Наверное, я пессимист по своей природе, таким, как я, и браться за экологические темы. Оптимисты экологией не занимаются. Для них - будущее, в котором не будет портящих им настроение знакомых пессимистов, а в настоящем они видят одно благожелательное направление. И тысячам отравившихся в Ангарске оптимист не ужаснется, как не ужаснется и жертвам Чернобыля, ответив, что по милости природы, которую мы защищаем, в Армении погибли десятки тысяч и сотни тысяч остались без крова. Он будет по-своему прав: стихия есть стихия, хотя человек XX столетия все больше провоцирует ее своим глобальным вмешательством в биосферный порядок на беспорядки. Я знаю, что тут не может быть никакой связи, и, однако, не могу отделаться от ощущения, что трагедии Армении предшествовала трагедия Севана от руки человека. Проклиная стихию, не следует забывать, что словно бы в последний момент она удержала свой удар и не выпустила на свободу еще более страшную стихию, заключенную в мирном атоме. За все, за всякое благополучие, говорят, нам надо платить, но за такую цену станем ли мы и дальше торговаться, благополучествовать нам или нет.

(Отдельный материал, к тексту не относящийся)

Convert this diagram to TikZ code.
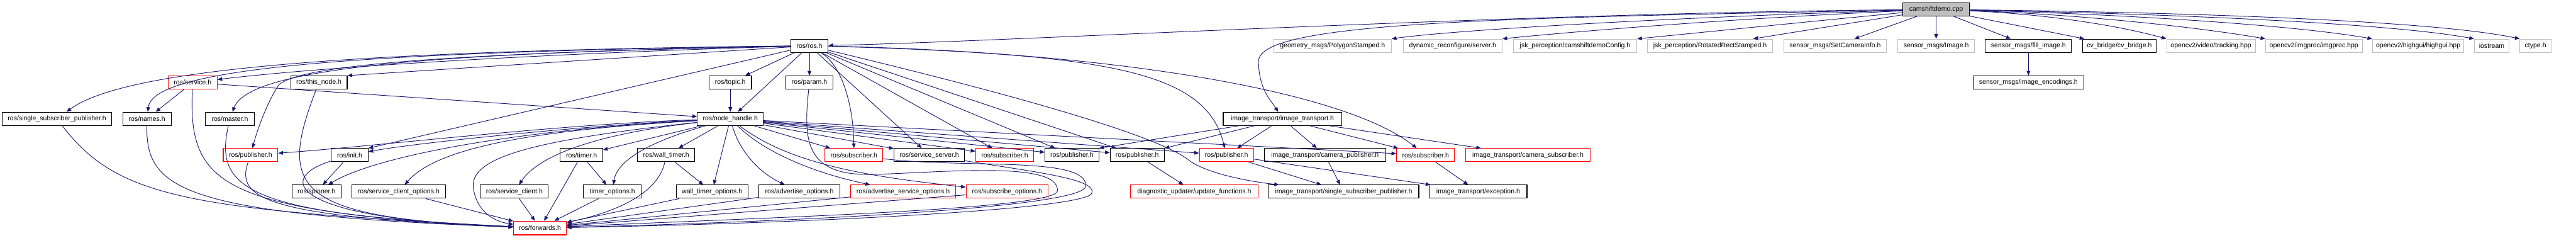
\documentclass[tikz,border=0pt]{standalone}
\usepackage{fontspec}
\newfontfamily\hdrfont{Liberation Sans}
\usetikzlibrary{arrows.meta}
\definecolor{edgenavy}{HTML}{191970}
\definecolor{extgrey}{HTML}{BFBFBF}
\tikzset{
  hdr/.style={rectangle, draw=black, fill=white, line width=0.4pt, minimum height=0.28cm, inner sep=0pt, font={\hdrfont\fontsize{4pt}{5pt}\selectfont}, text=black},
  trunc/.style={hdr, draw=red},
  ext/.style={hdr, draw=extgrey},
  root/.style={hdr, fill=extgrey},
  dep/.style={-{Triangle[length=0.1cm,width=0.08cm]}, line width=0.35pt, draw=edgenavy},
}
\begin{document}
\begin{tikzpicture}[x=0.01cm,y=-0.01cm]
  \useasboundingbox (0,0) rectangle (5469,504);
  % level 0
  \node[root, minimum width=1.41cm] (cpp) at (4110.5,20) {camshiftdemo.cpp};
  % level 1
  \node[hdr, minimum width=0.79cm] (rosh) at (1718.5,97) {ros/ros.h};
  \node[ext, minimum width=2.50cm] (poly) at (2829,97) {geometry\_msgs/PolygonStamped.h};
  \node[ext, minimum width=2.10cm] (dyn) at (3084,97) {dynamic\_reconfigure/server.h};
  \node[ext, minimum width=2.62cm] (cfg) at (3344,97) {jsk\_perception/camshiftdemoConfig.h};
  \node[ext, minimum width=2.65cm] (rect) at (3630.5,97) {jsk\_perception/RotatedRectStamped.h};
  \node[ext, minimum width=2.18cm] (setcam) at (3896,97) {sensor\_msgs/SetCameraInfo.h};
  \node[ext, minimum width=1.63cm] (image) at (4110.5,97) {sensor\_msgs/Image.h};
  \node[hdr, minimum width=1.83cm] (fill) at (4306.5,97) {sensor\_msgs/fill\_image.h};
  \node[hdr, minimum width=1.57cm] (cvb) at (4499.5,97) {cv\_bridge/cv\_bridge.h};
  \node[ext, minimum width=1.88cm] (track) at (4694,97) {opencv2/video/tracking.hpp};
  \node[ext, minimum width=2.05cm] (imgproc) at (4912.5,97) {opencv2/imgproc/imgproc.hpp};
  \node[ext, minimum width=1.94cm] (highgui) at (5134,97) {opencv2/highgui/highgui.hpp};
  \node[ext, minimum width=0.74cm] (iostr) at (5290,97) {iostream};
  \node[ext, minimum width=0.66cm] (ctype) at (5383,97) {ctype.h};
  % level 2
  \node[trunc, minimum width=1.04cm] (service) at (409,175) {ros/service.h};
  \node[hdr, minimum width=1.20cm] (thisnode) at (677,175) {ros/this\_node.h};
  \node[hdr, minimum width=0.90cm] (topic) at (1550.5,175) {ros/topic.h};
  \node[hdr, minimum width=1.00cm] (param) at (1718.5,175) {ros/param.h};
  \node[hdr, minimum width=2.35cm] (enc) at (4306.5,175) {sensor\_msgs/image\_encodings.h};
  % level 3
  \node[hdr, minimum width=2.33cm] (ssp) at (121,252) {ros/single\_subscriber\_publisher.h};
  \node[hdr, minimum width=1.03cm] (names) at (312,252) {ros/names.h};
  \node[hdr, minimum width=1.03cm] (master) at (488,252) {ros/master.h};
  \node[hdr, minimum width=1.40cm] (nh) at (1550.5,252) {ros/node\_handle.h};
  \node[hdr, minimum width=2.51cm] (itp) at (2722.5,252) {image\_transport/image\_transport.h};
  % level 4
  \node[trunc, minimum width=1.16cm] (pubA) at (532,329) {ros/publisher.h};
  \node[hdr, minimum width=0.78cm] (init) at (742.5,329) {ros/init.h};
  \node[hdr, minimum width=0.90cm] (timer) at (1234.5,329) {ros/timer.h};
  \node[hdr, minimum width=1.21cm] (wtimer) at (1414.3,329) {ros/wall\_timer.h};
  \node[trunc, minimum width=1.23cm] (subA) at (1813,329) {ros/subscriber.h};
  \node[hdr, minimum width=1.49cm] (srv) at (1973,329) {ros/service\_server.h};
  \node[trunc, minimum width=1.23cm] (subB) at (2133,329) {ros/subscriber.h};
  \node[hdr, minimum width=1.14cm] (pubB) at (2275.6,329) {ros/publisher.h};
  \node[hdr, minimum width=1.15cm] (pubC) at (2414.3,329) {ros/publisher.h};
  \node[trunc, minimum width=1.15cm] (pubD) at (2603.8,329) {ros/publisher.h};
  \node[hdr, minimum width=2.57cm] (campub) at (2813,329) {image\_transport/camera\_publisher.h};
  \node[trunc, minimum width=1.23cm] (subC) at (3026.5,329) {ros/subscriber.h};
  \node[trunc, minimum width=2.65cm] (camsub) at (3244,329) {image\_transport/camera\_subscriber.h};
  % level 5
  \node[hdr, minimum width=1.04cm] (spin) at (672,406.5) {ros/spinner.h};
  \node[hdr, minimum width=1.99cm] (sco) at (846.4,406.5) {ros/service\_client\_options.h};
  \node[hdr, minimum width=1.44cm] (sclient) at (1092,406.5) {ros/service\_client.h};
  \node[hdr, minimum width=1.23cm] (topt) at (1300,406.5) {timer\_options.h};
  \node[hdr, minimum width=1.52cm] (wtopt) at (1511.7,406.5) {wall\_timer\_options.h};
  \node[hdr, minimum width=1.71cm] (advo) at (1697,406.5) {ros/advertise\_options.h};
  \node[trunc, minimum width=2.23cm] (advso) at (1917.4,406.5) {ros/advertise\_service\_options.h};
  \node[trunc, minimum width=1.74cm] (subo) at (2138,406.5) {ros/subscribe\_options.h};
  \node[trunc, minimum width=2.70cm] (diag) at (2535.5,406.5) {diagnostic\_updater/update\_functions.h};
  \node[hdr, minimum width=3.19cm] (itssp) at (2852.6,406.5) {image\_transport/single\_subscriber\_publisher.h};
  \node[hdr, minimum width=2.07cm] (exc) at (3138.3,406.5) {image\_transport/exception.h};
  % level 6
  \node[trunc, minimum width=1.12cm, minimum height=0.29cm] (fwd) at (1146.5,483.5) {ros/forwards.h};

  % camshiftdemo.cpp
  \draw[dep] (cpp) .. controls (3200,28) and (2100,90) .. (rosh);
  \draw[dep] (cpp) .. controls (3200,38) and (2672,45) .. (2672,130) .. controls (2672,190) and (2700,215) .. (itp);
  \draw[dep] (cpp) .. controls (3600,35) and (3100,62) .. (poly.north east);
  \draw[dep] (cpp) .. controls (3700,38) and (3350,66) .. (dyn.north east);
  \draw[dep] (cpp) .. controls (3850,45) and (3600,70) .. (cfg.north east);
  \draw[dep] (cpp) -- (rect);
  \draw[dep] (cpp) -- (setcam);
  \draw[dep] (cpp) -- (image);
  \draw[dep] (cpp) -- (fill);
  \draw[dep] (cpp) -- (cvb);
  \draw[dep] (cpp) .. controls (4350,30) and (4500,55) .. (track.north west);
  \draw[dep] (cpp) .. controls (4400,30) and (4650,55) .. (imgproc.north west);
  \draw[dep] (cpp) .. controls (4450,28) and (4850,50) .. (highgui.north west);
  \draw[dep] (cpp) .. controls (4500,27) and (5050,45) .. (iostr.north west);
  \draw[dep] (cpp) .. controls (4550,25) and (5150,40) .. (ctype.north west);
  \draw[dep] (fill) -- (enc);

  % ros/ros.h
  \draw[dep] (rosh) .. controls (700,108) and (260,150) .. (ssp);
  \draw[dep] (rosh) .. controls (800,110) and (325,140) .. (names);
  \draw[dep] (rosh) .. controls (950,112) and (530,140) .. (master);
  \draw[dep] (rosh) .. controls (1200,112) and (700,140) .. (service);
  \draw[dep] (rosh) .. controls (1000,112) and (640,135) .. (592,180) .. controls (565,220) and (545,280) .. (pubA);
  \draw[dep] (rosh) -- (thisnode.north east);
  \draw[dep] (rosh) -- (init.north east);
  \draw[dep] (rosh) -- (topic);
  \draw[dep] (rosh) -- (nh);
  \draw[dep] (rosh) -- (param);
  \draw[dep] (rosh) .. controls (1790,140) and (1812,230) .. (subA);
  \draw[dep] (rosh) -- (srv);
  \draw[dep] (rosh) -- (subB);
  \draw[dep] (rosh) -- (pubB);
  \draw[dep] (rosh) -- (pubC);
  \draw[dep] (rosh) .. controls (2350,115) and (2560,150) .. (pubD);
  \draw[dep] (rosh) .. controls (2350,110) and (2850,190) .. (subC);
  \draw[dep] (rosh) .. controls (2150,200) and (2470,290) .. (2528,343) .. controls (2580,375) and (2680,388) .. (itssp);

  % ros/node_handle.h
  \draw[dep] (topic) -- (nh);
  \draw[dep] (service) -- (nh);
  \draw[dep] (service) -- (names);
  \draw[dep] (nh) -- (timer);
  \draw[dep] (nh) .. controls (1380,300) and (1310,340) .. (topt);
  \draw[dep] (nh) -- (wtimer);
  \draw[dep] (nh) -- (wtopt);
  \draw[dep] (nh) .. controls (1570,320) and (1610,365) .. (advo);
  \draw[dep] (nh) .. controls (1620,320) and (1720,365) .. (advso);
  \draw[dep] (nh) .. controls (1680,350) and (1850,375) .. (subo);
  \draw[dep] (nh) -- (subA);
  \draw[dep] (nh) -- (srv);
  \draw[dep] (nh) -- (subB);
  \draw[dep] (nh) -- (pubB);
  \draw[dep] (nh) -- (pubC);
  \draw[dep] (nh) -- (pubD);
  \draw[dep] (nh) -- (subC);
  \draw[dep] (nh) .. controls (1300,262) and (900,300) .. (init);
  \draw[dep] (nh) .. controls (1200,262) and (800,310) .. (pubA);
  \draw[dep] (nh) .. controls (1100,275) and (800,330) .. (spin);
  \draw[dep] (nh) .. controls (1150,275) and (930,310) .. (sco);
  \draw[dep] (nh) .. controls (1300,280) and (1150,320) .. (sclient);
  \draw[dep] (nh) .. controls (1100,300) and (990,340) .. (1006,405) .. controls (1015,450) and (1050,470) .. (fwd);
  \draw[dep] (init) -- (spin);
  \draw[dep] (timer) -- (topt);
  \draw[dep] (wtimer) -- (wtopt);

  % into ros/forwards.h
  \draw[dep] (ssp) .. controls (250,420) and (400,445) .. (fwd);
  \draw[dep] (names) .. controls (310,400) and (380,455) .. (fwd);
  \draw[dep] (service) .. controls (400,390) and (460,450) .. (fwd);
  \draw[dep] (master) .. controls (455,400) and (520,455) .. (fwd);
  \draw[dep] (pubA) .. controls (500,420) and (560,460) .. (fwd);
  \draw[dep] (thisnode) .. controls (590,400) and (620,462) .. (fwd);
  \draw[dep] (init) .. controls (580,380) and (620,465) .. (fwd);
  \draw[dep] (sco) -- (fwd);
  \draw[dep] (sclient) -- (fwd);
  \draw[dep] (timer) -- (fwd);
  \draw[dep] (topt) -- (fwd);
  \draw[dep] (wtimer) .. controls (1400,400) and (1330,445) .. (fwd);
  \draw[dep] (wtopt) -- (fwd);
  \draw[dep] (advo) -- (fwd);
  \draw[dep] (advso) -- (fwd);
  \draw[dep] (subo) -- (fwd);
  \draw[dep] (subA) .. controls (2050,358) and (2310,330) .. (2305,395) .. controls (2300,440) and (1700,470) .. (fwd);
  \draw[dep] (srv) .. controls (2200,365) and (2330,380) .. (2318,410) .. controls (2300,445) and (1700,474) .. (fwd);
  \draw[dep] (param) .. controls (1705,300) and (1710,372) .. (1850,370) .. controls (2000,366) and (2250,340) .. (2245,405) .. controls (2240,445) and (1600,462) .. (fwd);

  % image_transport/image_transport.h
  \draw[dep] (itp) -- (pubB.north east);
  \draw[dep] (itp) -- (pubC.north east);
  \draw[dep] (itp) -- (pubD);
  \draw[dep] (itp) -- (campub);
  \draw[dep] (itp) -- (subC);
  \draw[dep] (itp) -- (camsub);
  \draw[dep] (pubC) -- (diag);
  \draw[dep] (pubD) -- (itssp);
  \draw[dep] (pubD) -- (exc);
  \draw[dep] (campub) -- (itssp);
  \draw[dep] (subC) -- (exc);
\end{tikzpicture}
\end{document}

Мы, писатели, говорящие и пишущие о проблеме защиты природы, как-то легко соглашаемся с условиями навязанного нам спора. «Какую альтернативу видите вы атомной энергетике?» - вопрошают нас, и мы бросаемся искать альтернативу. А почему я ее должен искать? Вы энергетики, специалисты, вам и карты в руки, вы и ищите. Я знаю, что альтернативы жизни нет. Если это смертельно - стало быть, от этого нужно отказываться. Любой ценой. «Грохнуло и еще грохнет!» - сказал перед смертью специалист, академик Легасов. Медики не ищут альтернативу раку или СПИД, а пытаются уничтожить их.
Если же исходить не из интересов специально созданного Минатомэнерго, а из интересов страны - она в состоянии многократно восполнить 10-процентную нагрузку, которую несут сейчас АЭС. Нас напрасно пугают вселенской темнотой. Ведь нигде в мире нет таких потерь при передаче энергии на расстояния из-за несовершенной технологии и техники; они составляют объемы, вырабатываемые десятью такими ГЭС, как Саяно-Шушенская. По-прежнему Минэнерго не желает возиться с ветровыми, солнечными, приливными и прочими электростанциями и малыми гидростанциями, экологически чистыми, максимально приближенными к потребителю и действительно дешевыми - как же, для него это невыгодные, распыленные и малозатратные объекты. И стоим мы на 67-м месте в мире по использованию этих видов источников энергии. Гидроэнергетические ресурсы у нас не освоены и на десятую долю, зато подорваны гигантами. А энергия, сгорающая в факелах, равная той, что вырабатывается всеми АЭС? Всего же, как подсчитано, летит на ветер до 80 процентов энергии, вырабатываемой топливноэнергетическим комплексом.
Стоит лишь заикнуться о варварском уничтожении лесов, о скорейшем, без всяких условий, выводе с Байкала целлюлозного производства - сразу: альтернатива. Вот вы, писатели, пишете, на ваши книги бумага нужна. Если на то пошло, мы, пожалуй, готовы и не писать, лишь бы дышать, готовы и Союз писателей распустить, но при условии, что и бюрократия перейдет на замкнутый цикл бумагопользования - она тратит ничуть не меньше, чем мы. Но при разумном хозяйствовании до нашей переквалификации дело не дойдет, потому что то, что называется альтернативой, и искать не надо, она остается на лесосеках, гибнет в отвалах, транжирится в несколько раз больше, чем в развитых странах, на тонну бумаги и целлюлозы.